Doping of a transition-metal dichalcogenide deposited onto a conducting surface acting as bipolar electrode was recently reported. Here, freestanding macro- and microscale transition-metal dichalcogenide substrates are successfully employed as effective bipolar electrodes without the need of using an additional conducting support. This is first demonstrated by achieving site-selective bipolar electrodeposition of several metals, such as gold, silver, copper, and nickel, on macroscale MoSe2 substrates (typically 1 mm in size). Also, the superior efficiency of MoSe2 compared to that of a carbon substrate toward hydrogen evolution reaction, well-known in conventional electrochemistry, is demonstrated in the bipolar electrochemistry configuration.
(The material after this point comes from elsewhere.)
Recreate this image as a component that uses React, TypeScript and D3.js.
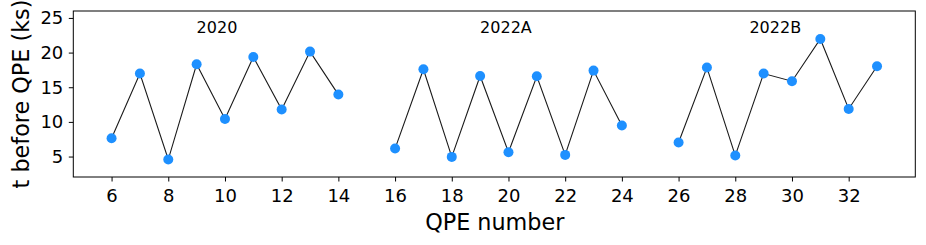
import { useEffect, useRef } from "react";
import * as d3 from "d3";

// QPE numbers and time before each QPE (ks), one list per campaign
const qpe2020 = [6, 7, 8, 9, 10, 11, 12, 13, 14];
const t2020 = [7.64, 16.97, 4.57, 18.32, 10.43, 19.37, 11.78, 20.14, 13.94];

const qpe2022A = [16, 17, 18, 19, 20, 21, 22, 23, 24];
const t2022A = [6.15, 17.6, 4.95, 16.63, 5.63, 16.58, 5.24, 17.4, 9.47];

const qpe2022B = [26, 27, 28, 29, 30, 31, 32, 33];
const t2022B = [7.02, 17.84, 5.14, 16.97, 15.87, 21.97, 11.87, 18.03];

const groupNames = ["2020", "2022A", "2022B"];
const groupLabelX = [9, 19, 28.5];

const xTicks = [6, 8, 10, 12, 14, 16, 18, 20, 22, 24, 26, 28, 30, 32];
const yTicks = [5, 10, 15, 20, 25];

const App = () => {
  const svgRef = useRef<SVGSVGElement | null>(null);

  useEffect(() => {
    if (!svgRef.current) return;
    const width = 926;
    const height = 245;
    const left = 73.3;
    const right = 915.3;
    const top = 11;
    const bottom = 177;
    const font = "DejaVu Sans, sans-serif";

    const svg = d3.select(svgRef.current);
    svg.selectAll("*").remove();
    svg.attr("width", width).attr("height", height);

    const x = d3.scaleLinear().domain([4.65, 34.35]).range([left, right]);
    const y = d3.scaleLinear().domain([2.05, 26]).range([bottom, top]);

    const groups = [
      { xs: qpe2020, ys: t2020 },
      { xs: qpe2022A, ys: t2022A },
      { xs: qpe2022B, ys: t2022B },
    ];

    const line = d3
      .line<[number, number]>()
      .x((d) => x(d[0]))
      .y((d) => y(d[1]));

    groups.forEach((g) => {
      const pts: [number, number][] = g.xs.map((q, i) => [q, g.ys[i]]);
      svg
        .append("path")
        .attr("d", line(pts))
        .attr("fill", "none")
        .attr("stroke", "#1a1a1a")
        .attr("stroke-width", 1.1);
      svg
        .append("g")
        .selectAll("circle")
        .data(pts)
        .enter()
        .append("circle")
        .attr("cx", (d) => x(d[0]))
        .attr("cy", (d) => y(d[1]))
        .attr("r", 5)
        .attr("fill", "#1e90ff");
    });

    // group labels
    groupNames.forEach((name, i) => {
      svg
        .append("text")
        .attr("x", x(groupLabelX[i]))
        .attr("y", y(22.8))
        .attr("font-family", font)
        .attr("font-size", 16)
        .attr("fill", "#000")
        .text(name);
    });

    // axes
    const xAxis = svg
      .append("g")
      .attr("transform", `translate(0,${bottom})`)
      .call(
        d3
          .axisBottom(x)
          .tickValues(xTicks)
          .tickSize(4.5)
          .tickPadding(8)
          .tickFormat(d3.format("d"))
      );
    const yAxis = svg
      .append("g")
      .attr("transform", `translate(${left},0)`)
      .call(
        d3
          .axisLeft(y)
          .tickValues(yTicks)
          .tickSize(4.5)
          .tickPadding(5.5)
          .tickFormat(d3.format("d"))
      );
    [xAxis, yAxis].forEach((a) => {
      a.select(".domain").remove();
      a.selectAll("line").attr("stroke", "#000").attr("stroke-width", 1);
      a.selectAll("text")
        .attr("font-family", font)
        .attr("font-size", 18)
        .attr("fill", "#000");
    });

    // frame
    svg
      .append("rect")
      .attr("x", left)
      .attr("y", top)
      .attr("width", right - left)
      .attr("height", bottom - top)
      .attr("fill", "none")
      .attr("stroke", "#000")
      .attr("stroke-width", 1);

    // axis labels
    svg
      .append("text")
      .attr("x", (left + right) / 2 + 0.5)
      .attr("y", 229.5)
      .attr("text-anchor", "middle")
      .attr("font-family", font)
      .attr("font-size", 22.3)
      .attr("fill", "#000")
      .text("QPE number");

    svg
      .append("text")
      .attr("transform", `translate(28.5,${(top + bottom) / 2}) rotate(-90)`)
      .attr("text-anchor", "middle")
      .attr("font-family", font)
      .attr("font-size", 22.3)
      .attr("fill", "#000")
      .text("t before QPE (ks)");
  }, []);

  return (
    <svg
      ref={svgRef}
      style={{ position: "absolute", left: 0, top: 0, display: "block", background: "#fff" }}
    ></svg>
  );
};

export default App;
Such electrocatalytic properties can be advantageously used by combining this reduction with a given oxidation reaction to ease the electrochemical coupling. Also, as a wireless technique, bipolar electrochemistry enables the simultaneous addressing of large ensembles of bipolar electrodes with a single pair of driving electrodes. Therefore, in a bulk experiment, a suspension composed of thousands of individual MoSe2 microparticles (with a typical size of 20–80 μm) that are addressed simultaneously, is employed to significantly accelerate electrolysis. Amplex Red was selected as an oxidizable organic model dye. Such electrolysis occurs on the timescale of several seconds, which is definitely not achievable by addressing a single macroscale MoSe2 bipolar electrode. This performance is due to the collective behavior of the ensemble of MoSe2 bipolar electrodes because the oxidation process occurs simultaneously at each individual anodic pole.